Can I hear sediment clicking through walls or floors?
Rarely—but it’s possible in tightly built homes with shared framing or thin subfloors. A study by the National Association of Home Builders (2022) found that 12% of reported “mysterious clicking noises” traced to water heaters were misdiagnosed as plumbing or HVAC issues because the sound transmitted via metal studs or ductwork. Place your hand flat on the tank’s outer shell while it’s heating: if you feel vibration synced with the clicks, it’s almost certainly sediment-related.
What’s the average cost to professionally flush sediment?
Most plumbers charge $125–$185 for a full flush and inspection—including pressure testing and anode rod assessment. But be wary: some contractors upsell unnecessary “descaling” services. As plumbing contractor Marcus Lee notes in Modern Water Heating Systems (2021):
"If your drain valve flows freely and water clears in under 90 seconds, chemical descaling adds zero benefit—and risks damaging tank linings."

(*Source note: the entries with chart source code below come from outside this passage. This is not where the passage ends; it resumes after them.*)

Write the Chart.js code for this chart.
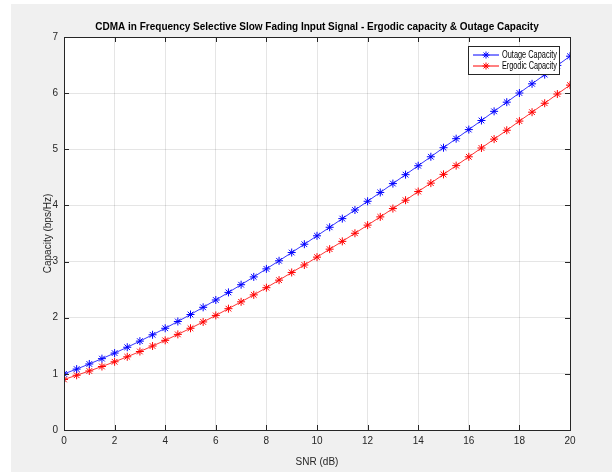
<!DOCTYPE html>
<html>
<head>
<meta charset="utf-8">
<script src="https://cdn.jsdelivr.net/npm/chart.js@4/dist/chart.umd.min.js"></script>
<style>
  body { margin: 0; background: #fff; }
  #bg { position: absolute; left: 11px; top: 4px; width: 601px; height: 468px; background: #f0f0f0; }
  #capChart { position: absolute; left: 0; top: 0; }
</style>
</head>
<body>
<div id="bg"></div>
<canvas id="capChart" width="612" height="472"></canvas>
<script>
const snrDb = [0, 0.5, 1, 1.5, 2, 2.5, 3, 3.5, 4, 4.5, 5, 5.5, 6, 6.5, 7, 7.5, 8, 8.5, 9, 9.5,
  10, 10.5, 11, 11.5, 12, 12.5, 13, 13.5, 14, 14.5, 15, 15.5, 16, 16.5, 17, 17.5, 18, 18.5, 19, 19.5, 20];
const outageCap = [1.000, 1.085, 1.176, 1.271, 1.370, 1.474, 1.583, 1.696, 1.812, 1.933, 2.057,
  2.185, 2.316, 2.451, 2.588, 2.727, 2.870, 3.014, 3.161, 3.309, 3.459, 3.611, 3.765, 3.919,
  4.074, 4.231, 4.389, 4.548, 4.707, 4.867, 5.028, 5.189, 5.351, 5.513, 5.676, 5.839, 6.002,
  6.166, 6.330, 6.494, 6.658];
const ergodicCap = [0.900, 0.975, 1.051, 1.131, 1.215, 1.304, 1.398, 1.496, 1.597, 1.703, 1.812,
  1.925, 2.041, 2.161, 2.283, 2.407, 2.535, 2.669, 2.806, 2.939, 3.079, 3.221, 3.360, 3.504,
  3.649, 3.796, 3.944, 4.093, 4.247, 4.397, 4.553, 4.709, 4.866, 5.023, 5.181, 5.339, 5.502,
  5.661, 5.820, 5.984, 6.143];
const xTicks = [0, 2, 4, 6, 8, 10, 12, 14, 16, 18, 20];
const yTicks = [0, 1, 2, 3, 4, 5, 6, 7];

const axisColor = "#262626";
const font = "'Liberation Sans', Arial, sans-serif";

// white plot area, box and inward tick marks like matlab
const matlabBox = {
  id: "matlabBox",
  beforeDraw(chart) {
    const { ctx, chartArea: a } = chart;
    ctx.save();
    ctx.fillStyle = "#fff";
    ctx.fillRect(a.left, a.top, a.right - a.left, a.bottom - a.top);
    ctx.restore();
  },
  afterDatasetsDraw(chart) {
    const { ctx, chartArea: a, scales } = chart;
    ctx.save();
    ctx.strokeStyle = axisColor;
    ctx.lineWidth = 1;
    ctx.beginPath();
    xTicks.forEach(v => {
      const px = Math.round(scales.x.getPixelForValue(v)) + 0.5;
      ctx.moveTo(px, a.bottom); ctx.lineTo(px, a.bottom - 5);
      ctx.moveTo(px, a.top); ctx.lineTo(px, a.top + 5);
    });
    yTicks.forEach(v => {
      const py = Math.round(scales.y.getPixelForValue(v)) + 0.5;
      ctx.moveTo(a.left, py); ctx.lineTo(a.left + 5, py);
      ctx.moveTo(a.right, py); ctx.lineTo(a.right - 5, py);
    });
    ctx.stroke();
    ctx.strokeRect(Math.round(a.left) + 0.5, Math.round(a.top) + 0.5,
      Math.round(a.right - a.left), Math.round(a.bottom - a.top));

    // legend box in the top right corner
    const bx = a.right - 102, by = a.top + 9, bw = 91, bh = 28;
    ctx.fillStyle = "#fff";
    ctx.fillRect(bx, by, bw, bh);
    ctx.strokeRect(bx + 0.5, by + 0.5, bw, bh);
    ctx.font = "10px " + font;
    ctx.textBaseline = "middle";
    chart.data.datasets.forEach((ds, i) => {
      const y = by + 9 + i * 11;
      ctx.strokeStyle = ds.borderColor;
      ctx.beginPath();
      ctx.moveTo(bx + 5, y); ctx.lineTo(bx + 31, y);
      ctx.stroke();
      const r = 3.5, d = r * 0.707;
      ctx.beginPath();
      const cx = bx + 18;
      ctx.moveTo(cx - r, y); ctx.lineTo(cx + r, y);
      ctx.moveTo(cx, y - r); ctx.lineTo(cx, y + r);
      ctx.moveTo(cx - d, y - d); ctx.lineTo(cx + d, y + d);
      ctx.moveTo(cx - d, y + d); ctx.lineTo(cx + d, y - d);
      ctx.stroke();
      ctx.fillStyle = "#000";
      ctx.fillText(ds.label, bx + 34, y, 55);
    });
    ctx.restore();
  }
};

const ctx = document.getElementById("capChart").getContext("2d");

new Chart(ctx, {
  type: "line",
  data: {
    datasets: [
      {
        label: "Outage Capacity",
        data: snrDb.map((x, i) => ({ x: x, y: outageCap[i] })),
        borderColor: "#0000ff",
        backgroundColor: "#0000ff",
        borderWidth: 0.8,
        pointStyle: "star",
        pointRadius: 4,
        pointBorderWidth: 1,
        tension: 0,
      },
      {
        label: "Ergodic Capacity",
        data: snrDb.map((x, i) => ({ x: x, y: ergodicCap[i] })),
        borderColor: "#ff0000",
        backgroundColor: "#ff0000",
        borderWidth: 0.8,
        pointStyle: "star",
        pointRadius: 4,
        pointBorderWidth: 1,
        tension: 0,
      },
    ],
  },
  options: {
    responsive: false,
    animation: false,
    layout: { padding: { left: 0, right: 42, top: 0, bottom: 0 } },
    plugins: {
      legend: { display: false },
      tooltip: { enabled: false },
      title: {
        display: true,
        fullSize: false,
        text: "CDMA in Frequency Selective Slow Fading Input Signal - Ergodic capacity & Outage Capacity",
        color: "#000",
        font: { family: font, size: 10, weight: "bold", lineHeight: 1.2 },
        padding: { top: 21, bottom: 4 },
      },
    },
    scales: {
      x: {
        type: "linear",
        min: 0,
        max: 20,
        afterFit: s => { s.height = 42; },
        afterBuildTicks: s => { s.ticks = xTicks.map(v => ({ value: v })); },
        grid: { color: "rgba(0,0,0,0.1)", drawTicks: false },
        border: { display: false },
        ticks: { color: axisColor, font: { family: font, size: 10 }, padding: 5, maxRotation: 0 },
        title: {
          display: true,
          text: "SNR (dB)",
          color: axisColor,
          font: { family: font, size: 10, lineHeight: 1.2 },
          padding: { top: 8 },
        },
      },
      y: {
        min: 0,
        max: 7,
        afterFit: s => { s.width = 64; },
        afterBuildTicks: s => { s.ticks = yTicks.map(v => ({ value: v })); },
        grid: { color: "rgba(0,0,0,0.1)", drawTicks: false },
        border: { display: false },
        ticks: { color: axisColor, font: { family: font, size: 10 }, padding: 6 },
        title: {
          display: true,
          text: "Capacity (bps/Hz)",
          color: axisColor,
          font: { family: font, size: 10, lineHeight: 1.2 },
          padding: { top: 42 },
        },
      },
    },
  },
  plugins: [matlabBox],
});
</script>
</body>
</html>
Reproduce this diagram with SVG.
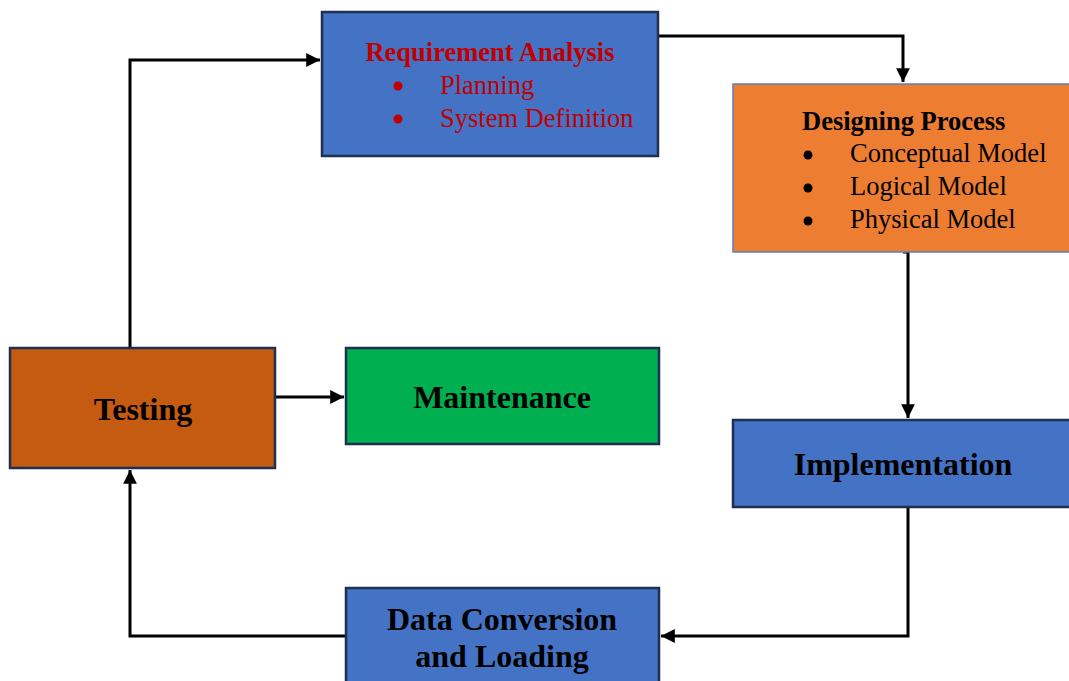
<svg xmlns="http://www.w3.org/2000/svg" width="1069" height="681" viewBox="0 0 1069 681">
<defs>
<marker id="arr" viewBox="0 0 10 10" refX="10" refY="5" markerWidth="5" markerHeight="4.6" orient="auto" markerUnits="strokeWidth">
<path d="M0,0 L10,5 L0,10 z" fill="#000"/>
</marker>
<style>
.box{stroke:#1F2F52;stroke-width:2.5}
.blue{fill:#4472C4}
.t{font-family:"Liberation Serif","Times New Roman",serif}
.big{font-size:32px;font-weight:bold;fill:#000;text-anchor:middle}
.red{fill:#C00000;font-size:26.5px}
.blk{fill:#000;font-size:26.5px}
.b{font-weight:bold}
.con{fill:none;stroke:#000;stroke-width:3}
</style>
</defs>
<rect width="1069" height="681" fill="#fff"/>
<g id="connectors">
<path class="con" d="M659,36 H903 V82" marker-end="url(#arr)"/>
<path class="con" d="M903,252 H908 V418" marker-end="url(#arr)"/>
<path class="con" d="M908,507 V636 H661" marker-end="url(#arr)"/>
<path class="con" d="M346,636 H130 V470" marker-end="url(#arr)"/>
<path class="con" d="M130,348 V60 H320" marker-end="url(#arr)"/>
<path class="con" d="M275,397 H344" marker-end="url(#arr)"/>
</g>
<g id="requirement">
<rect class="box blue" x="322" y="12" width="336" height="144"/>
<text class="t red b" x="490" y="61" text-anchor="middle">Requirement Analysis</text>
<circle cx="398" cy="86" r="4.5" fill="#C00000"/>
<text class="t red" x="440" y="94">Planning</text>
<circle cx="398" cy="119" r="4.5" fill="#C00000"/>
<text class="t red" x="440" y="127">System Definition</text>
</g>
<g id="designing">
<rect x="733" y="84" width="340" height="168" fill="#ED7D31" stroke="#5B7FC4" stroke-width="1.5"/>
<text class="t blk b" x="802" y="130">Designing Process</text>
<circle cx="808" cy="155" r="4.5" fill="#000"/>
<text class="t blk" x="850" y="162">Conceptual Model</text>
<circle cx="808" cy="188" r="4.5" fill="#000"/>
<text class="t blk" x="850" y="195">Logical Model</text>
<circle cx="808" cy="221" r="4.5" fill="#000"/>
<text class="t blk" x="850" y="228">Physical Model</text>
</g>
<g id="testing">
<rect class="box" x="10" y="348" width="265" height="120" fill="#C55A11"/>
<text class="t big" x="143" y="420">Testing</text>
</g>
<g id="maintenance">
<rect class="box" x="346" y="348" width="313" height="96" fill="#00B050"/>
<text class="t big" x="502" y="408">Maintenance</text>
</g>
<g id="implementation">
<rect class="box blue" x="733" y="420" width="340" height="87"/>
<text class="t big" x="903" y="475">Implementation</text>
</g>
<g id="dataconversion">
<rect class="box blue" x="346" y="588" width="313" height="100"/>
<text class="t big" x="502" y="630">Data Conversion</text>
<text class="t big" x="502" y="667">and Loading</text>
</g>
</svg>
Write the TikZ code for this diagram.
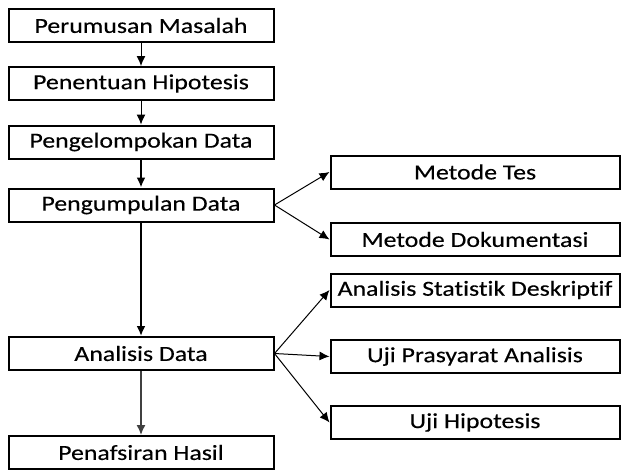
\documentclass[tikz,border=0pt]{standalone}
\usepackage{fontspec}
\setmainfont{Carlito}[FakeStretch=1.2, FakeBold=0.3, Ligatures=NoCommon]
\usetikzlibrary{arrows.meta}

\tikzset{
  caja/.style={draw, line width=2pt, minimum height=33pt, inner sep=0pt,
    font=\fontsize{21.5}{24}\selectfont},
  cajaizq/.style={caja, minimum width=265pt},
  cajader/.style={caja, minimum width=289pt},
  flecha/.style={-{Latex[length=10pt,width=9pt]}, line width=1pt},
  flechagruesa/.style={flecha, line width=2.2pt}
}

\begin{document}
\begin{tikzpicture}[x=1pt, y=-1pt]
    \useasboundingbox (0,0) rectangle (624,472);

    % Cajas de la izquierda
    \node[cajaizq] (perumusan) at (141,25.5) {Perumusan Masalah};
    \node[cajaizq] (penentuan) at (141,83.5) {Penentuan Hipotesis};
    \node[cajaizq] (pengelompokan) at (141,142) {Pengelompokan Data};
    \node[cajaizq] (pengumpulan) at (141,205) {Pengumpulan Data};
    \node[cajaizq] (analisis) at (141,353.5) {Analisis Data};
    \node[cajaizq] (penafsiran) at (141,452.5) {Penafsiran Hasil};

    % Cajas de la derecha
    \node[cajader] (tes) at (475,172) {Metode Tes};
    \node[cajader] (dokumentasi) at (475,239.5) {Metode Dokumentasi};
    \node[cajader] (deskriptif) at (475,290) {Analisis Statistik Deskriptif};
    \node[cajader] (prasyarat) at (475,356.5) {Uji Prasyarat Analisis};
    \node[cajader] (ujihipotesis) at (475,422.5) {Uji Hipotesis};

    % Flechas verticales
    \draw[flecha] (perumusan) -- (penentuan);
    \draw[flecha] (penentuan) -- (pengelompokan);
    \draw[flechagruesa] (pengelompokan) -- (pengumpulan);
    \draw[flechagruesa] (pengumpulan) -- (analisis);
    \draw[flecha, line width=1.5pt, black!75] (analisis) -- (penafsiran);

    % Flechas hacia la derecha
    \draw[flecha] (pengumpulan.east) -- (tes.west);
    \draw[flecha] (pengumpulan.east) -- (dokumentasi.west);
    \draw[flecha] (analisis.east) -- (deskriptif.west);
    \draw[flecha] (analisis.east) -- (prasyarat.west);
    \draw[flecha] (analisis.east) -- (ujihipotesis.west);
\end{tikzpicture}
\end{document}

| Sound Type | Timing | Associated Clues | Likely Cause |
|---|---|---|---|
| Sharp, staccato clicks | Only during burner-on cycle | Brown water, slow recovery, rumbling prelude | Sediment buildup |
| High-pitched metallic “tick” | Every 5–10 sec, before ignition | No rumble, consistent timing, no water discoloration | Failing gas control valve |
| Dull thud or groan | When cold water enters tank | Occurs only after long draw, no heat-related pattern | Thermal expansion tank issue |
| Intermittent buzz | Random, sometimes when no hot water is used | Correlates with furnace or AC cycling | Shared grounding or electrical interference |
If your clicking matches the first row—and especially if you answered “yes” to three or more items in the Quick Checklist—sediment is the culprit. Start with a safe flush. If the noise returns within 6 months despite annual maintenance, consider installing a whole-house water softener. Hard water isn’t just noisy—it’s the #1 contributor to premature water heater failure, responsible for 41% of early replacements according to the Plumbing-Heating-Cooling Contractors Association (2023).